## Goal of the exercise
Compute the number of lines that include the string "size", then output that number and nothing else.

## Given information
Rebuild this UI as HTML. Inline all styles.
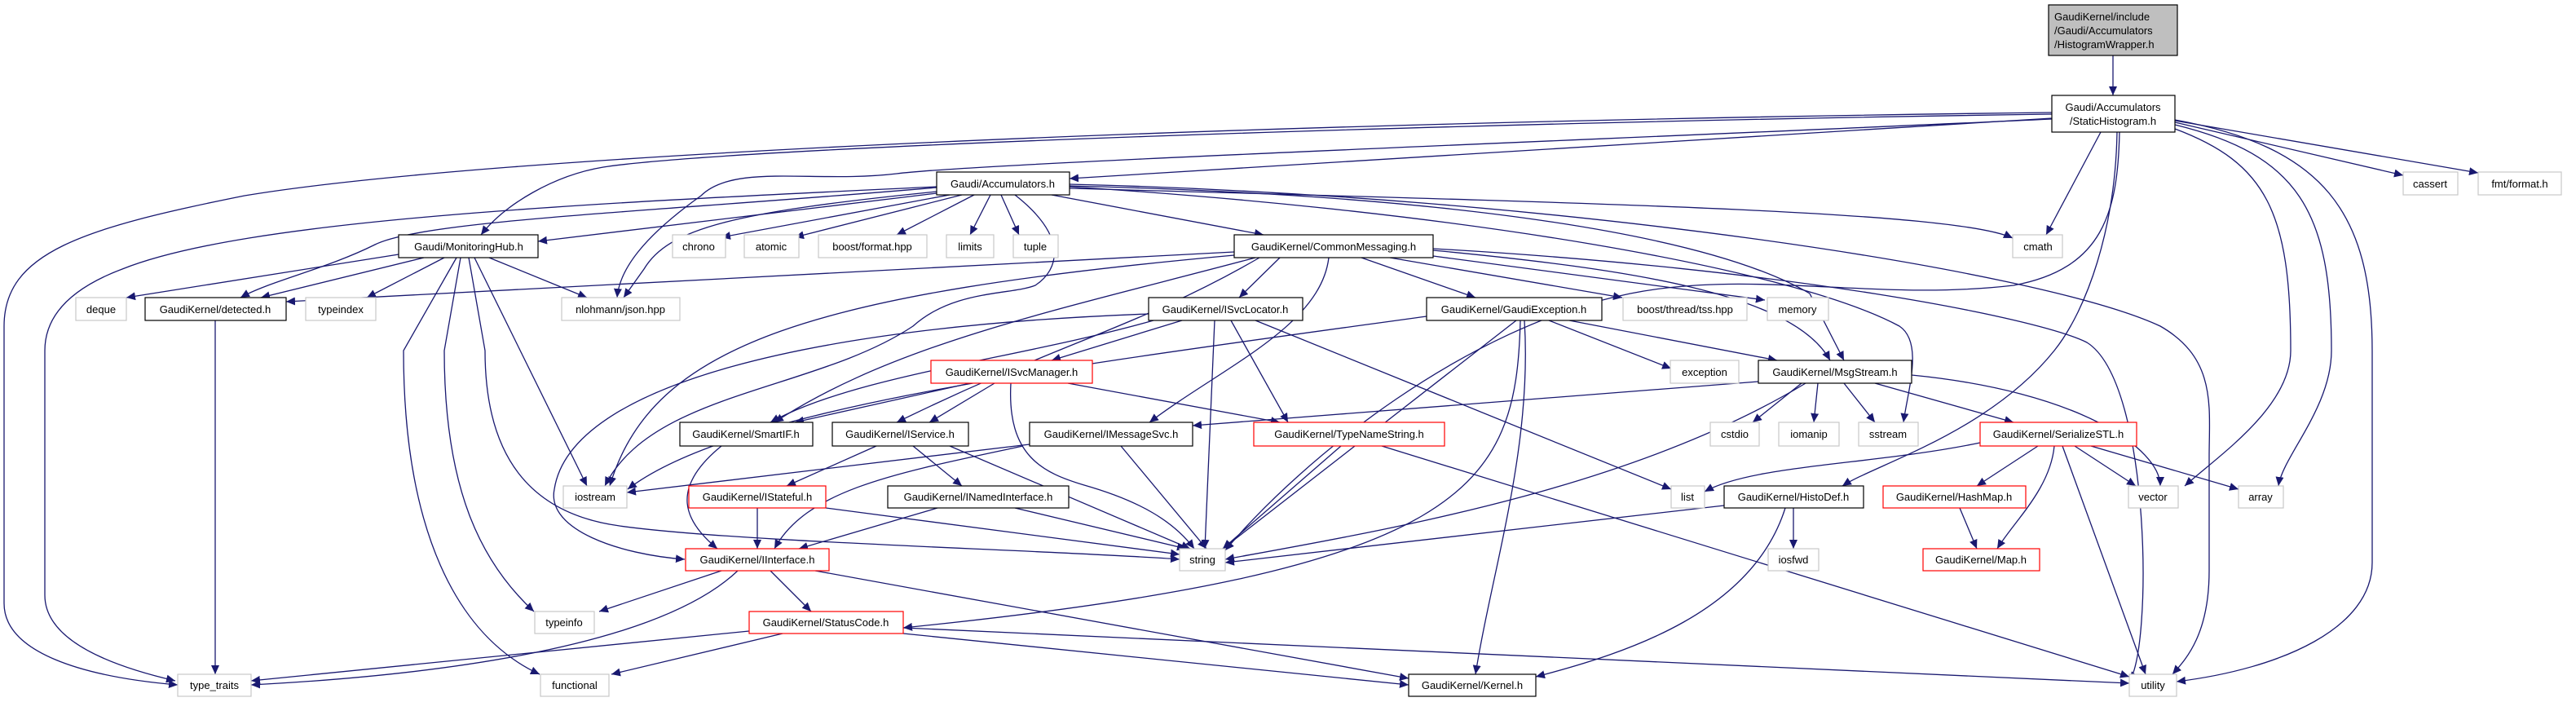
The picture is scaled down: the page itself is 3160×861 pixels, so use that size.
<!DOCTYPE html>
<html><head><meta charset="utf-8"><style>
html,body{margin:0;padding:0;background:#fff;}
svg{display:block;}
text{font-family:"Liberation Sans",sans-serif;font-size:13px;fill:#000;}
.e{fill:none;stroke:#191970;stroke-width:1.3;marker-end:url(#a);}
.b{fill:#fff;stroke:#000;stroke-width:1.2;}
.g{fill:#fff;stroke:#c8c8c8;stroke-width:1.2;}
.r{fill:#fff;stroke:#ff0000;stroke-width:1.2;}
</style></head><body>
<svg width="3160" height="861" viewBox="0 0 3160 861" xmlns="http://www.w3.org/2000/svg">
<defs><marker id="a" markerUnits="userSpaceOnUse" markerWidth="12" markerHeight="10" refX="11" refY="5" orient="auto"><path d="M0,0 L11,5 L0,10 z" fill="#191970"/></marker></defs>
<g>
<path class="e" d="M2592,68 L2592,117"/>
<path class="e" d="M2517,145 L1312,219"/>
<path class="e" d="M2517,140 C1800,150 900,180 740,205 C680,215 620,250 590,288"/>
<path class="e" d="M2517,138 C1500,150 600,190 300,240 C100,280 5,310 5,400 L5,740 C5,800 100,830 218,840"/>
<path class="e" d="M2517,146 C2000,170 1200,200 1100,213 C1000,225 900,200 860,240 C790,290 760,330 757,365"/>
<path class="e" d="M2577,162 L2510,288"/>
<path class="e" d="M2668,150 L2948,215"/>
<path class="e" d="M2668,148 L3040,212"/>
<path class="e" d="M2668,158 C2780,200 2810,260 2810,430 C2810,500 2720,560 2680,596"/>
<path class="e" d="M2668,153 C2820,190 2860,260 2860,430 C2860,500 2800,560 2795,596"/>
<path class="e" d="M2668,147 C2850,180 2910,260 2910,430 L2910,690 C2910,770 2800,820 2670,836"/>
<path class="e" d="M2600,162 C2598,260 2580,330 2470,350 C2300,370 2150,330 2000,360 C1800,400 1600,560 1503,675"/>
<path class="e" d="M2597,162 C2595,280 2560,380 2520,430 C2440,530 2300,570 2260,596"/>
<path class="e" d="M1149,237 L660,296"/>
<path class="e" d="M1165,239 L885,291"/>
<path class="e" d="M1180,239 L975,291"/>
<path class="e" d="M1195,239 L1100,288"/>
<path class="e" d="M1215,239 L1190,288"/>
<path class="e" d="M1228,239 L1250,288"/>
<path class="e" d="M1290,239 L1550,288"/>
<path class="e" d="M1312,231 C2000,250 2400,260 2469,292"/>
<path class="e" d="M1149,230 C800,260 520,270 460,300 C400,330 330,345 295,365"/>
<path class="e" d="M1149,229 C700,250 300,270 150,330 C70,360 55,400 55,430 L55,730 C55,790 150,820 215,835"/>
<path class="e" d="M1149,235 C900,260 820,280 790,330 L765,365"/>
<path class="e" d="M1245,239 C1310,290 1300,330 1270,350 C1240,362 1170,355 1120,400 C1000,480 800,480 742,596"/>
<path class="e" d="M1312,228 C1800,240 2100,290 2220,360 L2262,442"/>
<path class="e" d="M1312,226 C1900,240 2500,330 2650,400 C2720,440 2710,500 2710,560 L2710,700 C2710,780 2680,810 2665,827"/>
<path class="e" d="M1312,229 C1800,260 2200,330 2330,400 C2360,420 2340,480 2335,518"/>
<path class="e" d="M489,312 L155,365"/>
<path class="e" d="M520,316 L320,365"/>
<path class="e" d="M545,316 L450,365"/>
<path class="e" d="M600,316 L720,365"/>
<path class="e" d="M582,316 L720,596"/>
<path class="e" d="M575,316 L595,430 C595,560 650,630 760,645 C900,665 1300,675 1447,686"/>
<path class="e" d="M565,316 L545,430 C545,600 590,690 655,750"/>
<path class="e" d="M560,316 L495,430 C495,650 560,780 662,827"/>
<path class="e" d="M1514,309 L351,370"/>
<path class="e" d="M1570,316 L1520,365"/>
<path class="e" d="M1670,316 L1810,365"/>
<path class="e" d="M1705,316 L1990,365"/>
<path class="e" d="M1758,314 L2165,368"/>
<path class="e" d="M1758,307 C2000,330 2200,360 2245,442"/>
<path class="e" d="M1758,305 C2200,330 2500,390 2560,420 C2640,470 2640,800 2612,835"/>
<path class="e" d="M1540,316 C1300,380 1100,420 950,518"/>
<path class="e" d="M1545,316 C1400,400 1300,420 1100,518"/>
<path class="e" d="M1630,316 C1620,400 1500,450 1410,518"/>
<path class="e" d="M1514,313 C1000,360 800,420 748,596"/>
<path class="e" d="M1450,393 L1290,442"/>
<path class="e" d="M1415,393 C1250,440 1050,460 945,518"/>
<path class="e" d="M1409,385 C1000,400 700,470 680,600 C670,650 760,680 840,686"/>
<path class="e" d="M1490,393 L1478,673"/>
<path class="e" d="M1510,393 L1580,518"/>
<path class="e" d="M1540,393 L2050,600"/>
<path class="e" d="M1750,388 C1300,450 900,500 770,600"/>
<path class="e" d="M1900,393 L2050,452"/>
<path class="e" d="M1925,393 L2180,442"/>
<path class="e" d="M1860,393 L1500,673"/>
<path class="e" d="M1870,393 C1880,550 1830,700 1810,827"/>
<path class="e" d="M1865,393 C1860,600 1800,700 1108,770"/>
<path class="e" d="M1190,470 L975,518"/>
<path class="e" d="M1220,470 L1140,518"/>
<path class="e" d="M1310,470 L1570,518"/>
<path class="e" d="M1240,470 C1235,560 1280,580 1330,595 C1400,615 1440,640 1465,673"/>
<path class="e" d="M2157,468 L1463,522"/>
<path class="e" d="M2210,470 L2150,518"/>
<path class="e" d="M2230,470 L2225,518"/>
<path class="e" d="M2262,470 L2300,518"/>
<path class="e" d="M2300,470 L2470,518"/>
<path class="e" d="M2345,460 C2550,480 2650,550 2650,596"/>
<path class="e" d="M2215,470 C2000,600 1700,650 1503,686"/>
<path class="e" d="M2429,543 C2300,570 2150,570 2091,603"/>
<path class="e" d="M2500,547 L2425,596"/>
<path class="e" d="M2520,547 C2515,600 2470,640 2450,673"/>
<path class="e" d="M2545,547 L2620,596"/>
<path class="e" d="M2565,547 L2746,600"/>
<path class="e" d="M2530,547 L2632,827"/>
<path class="e" d="M2200,623 L2200,673"/>
<path class="e" d="M2115,620 L1503,690"/>
<path class="e" d="M2190,623 C2150,750 2000,800 1884,830"/>
<path class="e" d="M2404,623 L2425,673"/>
<path class="e" d="M1645,547 L1500,673"/>
<path class="e" d="M1695,547 L2612,830"/>
<path class="e" d="M1263,545 L769,604"/>
<path class="e" d="M1255,547 C1100,580 990,600 950,673"/>
<path class="e" d="M1375,547 L1480,673"/>
<path class="e" d="M885,547 C820,600 840,640 880,673"/>
<path class="e" d="M1075,547 L965,596"/>
<path class="e" d="M1120,547 L1180,596"/>
<path class="e" d="M1165,547 L1460,673"/>
<path class="e" d="M929,623 L929,673"/>
<path class="e" d="M1013,623 L1447,680"/>
<path class="e" d="M1150,623 L980,673"/>
<path class="e" d="M1245,623 L1455,673"/>
<path class="e" d="M885,700 L735,750"/>
<path class="e" d="M945,700 L995,750"/>
<path class="e" d="M905,700 C800,800 500,830 308,840"/>
<path class="e" d="M1000,700 L1728,832"/>
<path class="e" d="M919,774 L308,835"/>
<path class="e" d="M960,777 L750,827"/>
<path class="e" d="M1108,777 L1728,840"/>
<path class="e" d="M1108,770 L2612,838"/>
<path class="e" d="M264,393 L264,827"/>
</g>
<g>
<rect x="2513" y="6" width="158" height="62" fill="#bfbfbf" stroke="#000" stroke-width="1.2"/>
<text x="2520" y="25">GaudiKernel/include</text>
<text x="2520" y="42">/Gaudi/Accumulators</text>
<text x="2520" y="59">/HistogramWrapper.h</text>
<rect class="b" x="2517" y="117" width="151" height="45"/>
<text x="2592" y="136" text-anchor="middle">Gaudi/Accumulators</text>
<text x="2592" y="153" text-anchor="middle">/StaticHistogram.h</text>

<rect class="b" x="1149" y="211" width="163" height="28"/><text x="1230" y="230" text-anchor="middle">Gaudi/Accumulators.h</text>
<rect class="g" x="2948" y="211" width="67" height="28"/><text x="2981" y="230" text-anchor="middle">cassert</text>
<rect class="g" x="3040" y="211" width="102" height="28"/><text x="3091" y="230" text-anchor="middle">fmt/format.h</text>

<rect class="b" x="489" y="288" width="171" height="28"/><text x="575" y="307" text-anchor="middle">Gaudi/MonitoringHub.h</text>
<rect class="g" x="825" y="288" width="65" height="28"/><text x="857" y="307" text-anchor="middle">chrono</text>
<rect class="g" x="913" y="288" width="67" height="28"/><text x="946" y="307" text-anchor="middle">atomic</text>
<rect class="g" x="1004" y="288" width="133" height="28"/><text x="1070" y="307" text-anchor="middle">boost/format.hpp</text>
<rect class="g" x="1161" y="288" width="58" height="28"/><text x="1190" y="307" text-anchor="middle">limits</text>
<rect class="g" x="1243" y="288" width="55" height="28"/><text x="1270" y="307" text-anchor="middle">tuple</text>
<rect class="b" x="1514" y="288" width="244" height="28"/><text x="1636" y="307" text-anchor="middle">GaudiKernel/CommonMessaging.h</text>
<rect class="g" x="2469" y="288" width="61" height="28"/><text x="2500" y="307" text-anchor="middle">cmath</text>

<rect class="g" x="93" y="365" width="62" height="28"/><text x="124" y="384" text-anchor="middle">deque</text>
<rect class="b" x="178" y="365" width="173" height="28"/><text x="264" y="384" text-anchor="middle">GaudiKernel/detected.h</text>
<rect class="g" x="375" y="365" width="86" height="28"/><text x="418" y="384" text-anchor="middle">typeindex</text>
<rect class="g" x="689" y="365" width="145" height="28"/><text x="761" y="384" text-anchor="middle">nlohmann/json.hpp</text>
<rect class="b" x="1409" y="365" width="189" height="28"/><text x="1503" y="384" text-anchor="middle">GaudiKernel/ISvcLocator.h</text>
<rect class="b" x="1750" y="365" width="215" height="28"/><text x="1857" y="384" text-anchor="middle">GaudiKernel/GaudiException.h</text>
<rect class="g" x="1991" y="365" width="152" height="28"/><text x="2067" y="384" text-anchor="middle">boost/thread/tss.hpp</text>
<rect class="g" x="2168" y="365" width="75" height="28"/><text x="2205" y="384" text-anchor="middle">memory</text>

<rect class="r" x="1142" y="442" width="198" height="28"/><text x="1241" y="461" text-anchor="middle">GaudiKernel/ISvcManager.h</text>
<rect class="g" x="2049" y="442" width="84" height="28"/><text x="2091" y="461" text-anchor="middle">exception</text>
<rect class="b" x="2157" y="442" width="188" height="28"/><text x="2251" y="461" text-anchor="middle">GaudiKernel/MsgStream.h</text>

<rect class="b" x="834" y="518" width="163" height="29"/><text x="915" y="537" text-anchor="middle">GaudiKernel/SmartIF.h</text>
<rect class="b" x="1021" y="518" width="167" height="29"/><text x="1104" y="537" text-anchor="middle">GaudiKernel/IService.h</text>
<rect class="b" x="1263" y="518" width="200" height="29"/><text x="1363" y="537" text-anchor="middle">GaudiKernel/IMessageSvc.h</text>
<rect class="r" x="1538" y="518" width="234" height="29"/><text x="1655" y="537" text-anchor="middle">GaudiKernel/TypeNameString.h</text>
<rect class="g" x="2098" y="518" width="60" height="29"/><text x="2128" y="537" text-anchor="middle">cstdio</text>
<rect class="g" x="2182" y="518" width="74" height="29"/><text x="2219" y="537" text-anchor="middle">iomanip</text>
<rect class="g" x="2280" y="518" width="73" height="29"/><text x="2316" y="537" text-anchor="middle">sstream</text>
<rect class="r" x="2429" y="518" width="192" height="29"/><text x="2525" y="537" text-anchor="middle">GaudiKernel/SerializeSTL.h</text>

<rect class="g" x="691" y="596" width="78" height="27"/><text x="730" y="614" text-anchor="middle">iostream</text>
<rect class="r" x="845" y="596" width="168" height="27"/><text x="929" y="614" text-anchor="middle">GaudiKernel/IStateful.h</text>
<rect class="b" x="1089" y="596" width="222" height="27"/><text x="1200" y="614" text-anchor="middle">GaudiKernel/INamedInterface.h</text>
<rect class="g" x="2050" y="596" width="41" height="27"/><text x="2070" y="614" text-anchor="middle">list</text>
<rect class="b" x="2115" y="596" width="171" height="27"/><text x="2200" y="614" text-anchor="middle">GaudiKernel/HistoDef.h</text>
<rect class="r" x="2310" y="596" width="175" height="27"/><text x="2397" y="614" text-anchor="middle">GaudiKernel/HashMap.h</text>
<rect class="g" x="2611" y="596" width="61" height="27"/><text x="2641" y="614" text-anchor="middle">vector</text>
<rect class="g" x="2746" y="596" width="55" height="27"/><text x="2773" y="614" text-anchor="middle">array</text>

<rect class="r" x="841" y="673" width="176" height="27"/><text x="929" y="691" text-anchor="middle">GaudiKernel/IInterface.h</text>
<rect class="g" x="1447" y="673" width="56" height="27"/><text x="1475" y="691" text-anchor="middle">string</text>
<rect class="g" x="2169" y="673" width="62" height="27"/><text x="2200" y="691" text-anchor="middle">iosfwd</text>
<rect class="r" x="2359" y="673" width="143" height="27"/><text x="2430" y="691" text-anchor="middle">GaudiKernel/Map.h</text>

<rect class="g" x="656" y="750" width="73" height="27"/><text x="692" y="768" text-anchor="middle">typeinfo</text>
<rect class="r" x="919" y="750" width="189" height="27"/><text x="1013" y="768" text-anchor="middle">GaudiKernel/StatusCode.h</text>

<rect class="g" x="218" y="827" width="90" height="27"/><text x="263" y="845" text-anchor="middle">type_traits</text>
<rect class="g" x="663" y="827" width="84" height="27"/><text x="705" y="845" text-anchor="middle">functional</text>
<rect class="b" x="1728" y="827" width="156" height="27"/><text x="1806" y="845" text-anchor="middle">GaudiKernel/Kernel.h</text>
<rect class="g" x="2612" y="827" width="58" height="27"/><text x="2641" y="845" text-anchor="middle">utility</text>
</g>
</svg>
</body></html>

## Answer to this task
2